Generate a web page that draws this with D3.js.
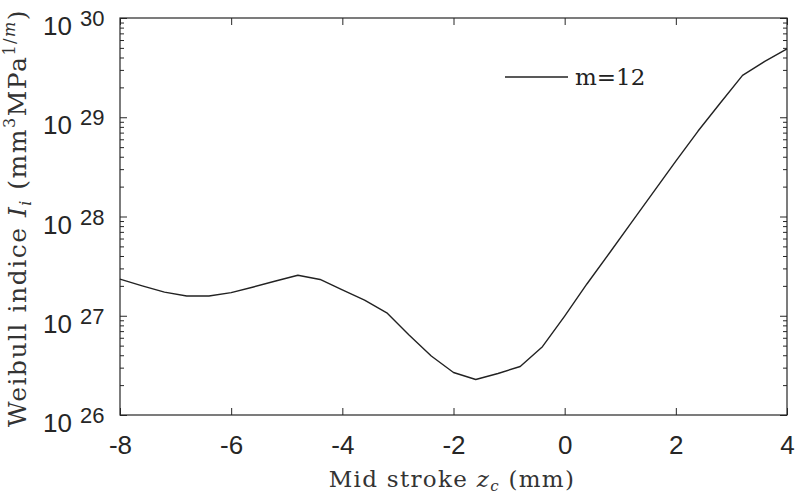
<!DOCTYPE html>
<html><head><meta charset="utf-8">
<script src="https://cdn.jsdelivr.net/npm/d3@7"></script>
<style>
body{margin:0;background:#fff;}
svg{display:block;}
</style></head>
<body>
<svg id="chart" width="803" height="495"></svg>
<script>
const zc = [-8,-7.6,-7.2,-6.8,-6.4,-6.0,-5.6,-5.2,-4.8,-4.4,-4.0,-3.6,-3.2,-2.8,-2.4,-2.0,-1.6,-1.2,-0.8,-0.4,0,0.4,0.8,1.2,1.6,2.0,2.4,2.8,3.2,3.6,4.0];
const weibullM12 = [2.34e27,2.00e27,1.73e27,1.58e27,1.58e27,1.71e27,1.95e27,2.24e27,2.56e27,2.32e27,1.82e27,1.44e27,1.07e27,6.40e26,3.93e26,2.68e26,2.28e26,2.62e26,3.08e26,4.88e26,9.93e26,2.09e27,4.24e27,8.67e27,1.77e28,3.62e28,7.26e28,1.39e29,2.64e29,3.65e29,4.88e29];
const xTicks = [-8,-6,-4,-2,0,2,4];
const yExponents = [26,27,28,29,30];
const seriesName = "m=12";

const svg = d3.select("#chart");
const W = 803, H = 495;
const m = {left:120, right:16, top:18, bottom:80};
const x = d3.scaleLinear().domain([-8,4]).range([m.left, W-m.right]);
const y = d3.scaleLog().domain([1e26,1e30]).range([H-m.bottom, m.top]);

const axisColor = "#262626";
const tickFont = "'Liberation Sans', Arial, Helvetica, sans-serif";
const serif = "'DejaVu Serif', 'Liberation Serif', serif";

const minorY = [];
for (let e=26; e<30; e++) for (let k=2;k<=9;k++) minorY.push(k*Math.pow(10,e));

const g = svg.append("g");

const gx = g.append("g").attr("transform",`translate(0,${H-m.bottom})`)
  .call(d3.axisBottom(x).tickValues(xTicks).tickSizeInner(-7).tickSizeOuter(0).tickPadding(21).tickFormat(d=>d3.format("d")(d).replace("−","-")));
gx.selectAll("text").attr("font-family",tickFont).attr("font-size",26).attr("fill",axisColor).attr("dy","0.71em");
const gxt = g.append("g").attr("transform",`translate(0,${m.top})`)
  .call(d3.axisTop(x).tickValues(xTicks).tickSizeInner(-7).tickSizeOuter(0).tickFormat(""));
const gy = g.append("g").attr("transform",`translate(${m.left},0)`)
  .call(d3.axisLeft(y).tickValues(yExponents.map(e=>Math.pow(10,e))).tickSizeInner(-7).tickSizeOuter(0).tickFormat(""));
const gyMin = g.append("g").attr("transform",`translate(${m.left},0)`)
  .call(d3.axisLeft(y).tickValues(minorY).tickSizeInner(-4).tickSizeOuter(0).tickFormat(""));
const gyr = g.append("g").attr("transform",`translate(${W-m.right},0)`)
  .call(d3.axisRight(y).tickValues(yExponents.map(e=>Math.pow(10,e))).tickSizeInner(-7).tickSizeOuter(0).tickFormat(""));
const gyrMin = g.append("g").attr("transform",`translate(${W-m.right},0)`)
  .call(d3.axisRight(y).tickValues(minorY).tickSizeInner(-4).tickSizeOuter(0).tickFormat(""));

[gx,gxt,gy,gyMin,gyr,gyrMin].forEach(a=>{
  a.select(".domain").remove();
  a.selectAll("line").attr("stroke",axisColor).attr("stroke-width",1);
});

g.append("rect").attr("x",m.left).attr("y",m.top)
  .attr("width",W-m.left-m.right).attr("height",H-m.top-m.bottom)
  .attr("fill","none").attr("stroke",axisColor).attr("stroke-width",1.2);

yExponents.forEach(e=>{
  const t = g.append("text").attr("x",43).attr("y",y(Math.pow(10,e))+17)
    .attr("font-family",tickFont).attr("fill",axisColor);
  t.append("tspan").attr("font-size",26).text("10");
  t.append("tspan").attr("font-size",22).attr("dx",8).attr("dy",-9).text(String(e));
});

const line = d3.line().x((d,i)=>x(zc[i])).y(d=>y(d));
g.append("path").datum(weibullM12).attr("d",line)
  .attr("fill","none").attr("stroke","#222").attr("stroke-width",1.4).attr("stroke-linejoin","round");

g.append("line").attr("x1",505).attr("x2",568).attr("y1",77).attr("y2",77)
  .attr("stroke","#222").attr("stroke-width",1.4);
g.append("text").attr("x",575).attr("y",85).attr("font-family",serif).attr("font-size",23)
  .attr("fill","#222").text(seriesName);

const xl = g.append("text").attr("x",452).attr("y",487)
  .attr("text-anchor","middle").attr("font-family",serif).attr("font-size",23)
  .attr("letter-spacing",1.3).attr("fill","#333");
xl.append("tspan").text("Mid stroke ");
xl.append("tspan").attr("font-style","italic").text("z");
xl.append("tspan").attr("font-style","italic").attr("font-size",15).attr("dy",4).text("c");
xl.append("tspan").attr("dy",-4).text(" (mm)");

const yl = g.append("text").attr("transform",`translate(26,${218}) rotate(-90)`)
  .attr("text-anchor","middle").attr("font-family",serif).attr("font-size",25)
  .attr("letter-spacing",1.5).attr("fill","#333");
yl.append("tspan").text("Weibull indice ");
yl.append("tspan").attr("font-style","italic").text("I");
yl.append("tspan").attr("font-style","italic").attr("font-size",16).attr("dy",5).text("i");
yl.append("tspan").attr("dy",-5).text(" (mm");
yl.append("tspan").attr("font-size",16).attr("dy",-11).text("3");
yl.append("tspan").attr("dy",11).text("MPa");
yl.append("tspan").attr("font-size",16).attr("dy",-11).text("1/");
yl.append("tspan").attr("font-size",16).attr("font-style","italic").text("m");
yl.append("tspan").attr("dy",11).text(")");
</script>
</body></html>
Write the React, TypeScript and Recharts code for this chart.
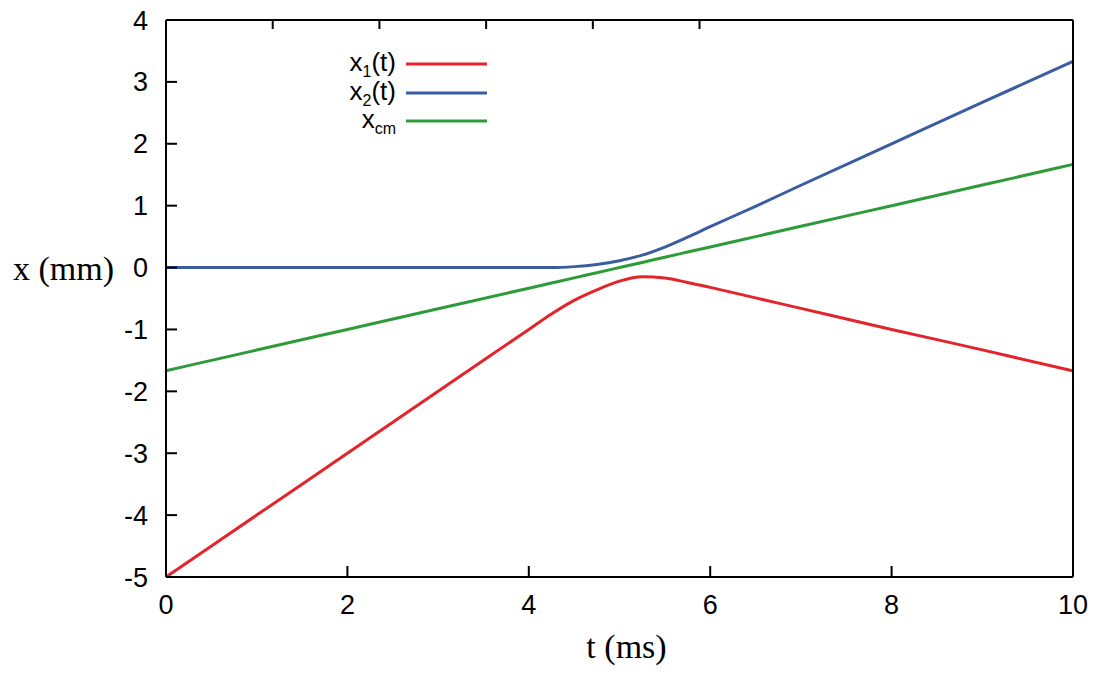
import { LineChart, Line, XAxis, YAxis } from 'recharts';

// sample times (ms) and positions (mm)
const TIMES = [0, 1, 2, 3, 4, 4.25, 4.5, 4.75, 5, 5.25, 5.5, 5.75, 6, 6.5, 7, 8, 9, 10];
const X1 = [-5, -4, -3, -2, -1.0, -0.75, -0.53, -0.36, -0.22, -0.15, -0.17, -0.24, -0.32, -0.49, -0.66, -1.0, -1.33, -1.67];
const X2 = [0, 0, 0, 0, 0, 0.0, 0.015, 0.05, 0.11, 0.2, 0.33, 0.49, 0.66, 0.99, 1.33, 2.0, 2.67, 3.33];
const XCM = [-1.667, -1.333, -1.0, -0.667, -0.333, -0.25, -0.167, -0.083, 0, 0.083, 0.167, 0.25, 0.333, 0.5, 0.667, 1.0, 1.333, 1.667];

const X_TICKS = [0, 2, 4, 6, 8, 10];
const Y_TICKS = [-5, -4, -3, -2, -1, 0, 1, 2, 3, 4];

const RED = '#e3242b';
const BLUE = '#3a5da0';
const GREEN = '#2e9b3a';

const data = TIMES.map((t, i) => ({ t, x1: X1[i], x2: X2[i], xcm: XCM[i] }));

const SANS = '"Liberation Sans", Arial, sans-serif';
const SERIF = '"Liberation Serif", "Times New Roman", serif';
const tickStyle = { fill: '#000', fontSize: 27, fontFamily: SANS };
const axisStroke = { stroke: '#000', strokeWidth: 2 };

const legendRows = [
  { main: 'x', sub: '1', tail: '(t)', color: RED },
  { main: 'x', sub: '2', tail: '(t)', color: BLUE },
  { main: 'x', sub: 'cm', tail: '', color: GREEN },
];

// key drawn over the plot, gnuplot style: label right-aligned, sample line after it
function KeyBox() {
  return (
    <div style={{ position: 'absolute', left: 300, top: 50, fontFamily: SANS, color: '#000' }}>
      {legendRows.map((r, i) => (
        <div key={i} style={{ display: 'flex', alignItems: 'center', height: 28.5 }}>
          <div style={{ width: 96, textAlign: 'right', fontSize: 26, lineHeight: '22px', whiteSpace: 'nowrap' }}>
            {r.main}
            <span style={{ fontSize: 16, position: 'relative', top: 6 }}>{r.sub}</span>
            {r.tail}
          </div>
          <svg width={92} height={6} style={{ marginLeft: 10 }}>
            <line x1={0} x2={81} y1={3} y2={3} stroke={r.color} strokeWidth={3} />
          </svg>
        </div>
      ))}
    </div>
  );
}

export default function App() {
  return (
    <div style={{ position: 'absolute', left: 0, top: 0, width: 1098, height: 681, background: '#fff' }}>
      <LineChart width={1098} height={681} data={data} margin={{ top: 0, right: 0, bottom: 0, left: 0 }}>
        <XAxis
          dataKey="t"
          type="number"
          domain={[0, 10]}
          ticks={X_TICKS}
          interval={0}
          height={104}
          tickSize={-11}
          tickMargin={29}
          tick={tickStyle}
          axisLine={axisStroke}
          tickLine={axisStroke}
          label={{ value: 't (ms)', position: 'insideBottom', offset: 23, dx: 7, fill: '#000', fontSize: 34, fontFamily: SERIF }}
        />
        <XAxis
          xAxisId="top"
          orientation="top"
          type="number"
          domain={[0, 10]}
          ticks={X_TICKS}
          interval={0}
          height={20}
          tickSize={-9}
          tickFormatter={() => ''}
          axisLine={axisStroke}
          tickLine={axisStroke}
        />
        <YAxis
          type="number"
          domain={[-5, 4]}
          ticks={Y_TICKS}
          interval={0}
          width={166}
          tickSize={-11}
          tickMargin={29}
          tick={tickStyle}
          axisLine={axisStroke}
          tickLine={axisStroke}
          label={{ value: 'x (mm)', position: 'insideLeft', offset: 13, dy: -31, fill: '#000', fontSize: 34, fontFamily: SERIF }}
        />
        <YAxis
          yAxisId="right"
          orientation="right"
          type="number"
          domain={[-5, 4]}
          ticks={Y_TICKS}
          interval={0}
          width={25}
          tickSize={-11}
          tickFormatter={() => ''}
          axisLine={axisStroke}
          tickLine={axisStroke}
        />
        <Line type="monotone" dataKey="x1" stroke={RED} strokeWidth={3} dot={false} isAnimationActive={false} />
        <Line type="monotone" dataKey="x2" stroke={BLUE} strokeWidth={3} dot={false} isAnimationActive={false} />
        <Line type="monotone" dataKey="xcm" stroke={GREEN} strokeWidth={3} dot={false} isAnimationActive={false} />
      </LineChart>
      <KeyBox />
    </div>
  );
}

★ ★ ★ ★ ★

PROBLEM TO SOLVE ▸ Exactly the lines starting at the line containing "Write the React, TypeScript" and ending at the line containing "Line, XAxis, YAxis" should be transcribed, both included; omit the pictures.

SOLUTION FOR THIS PROBLEM ▸
Write the React, TypeScript and Recharts code for this chart.
import { LineChart, Line, XAxis, YAxis } from 'recharts';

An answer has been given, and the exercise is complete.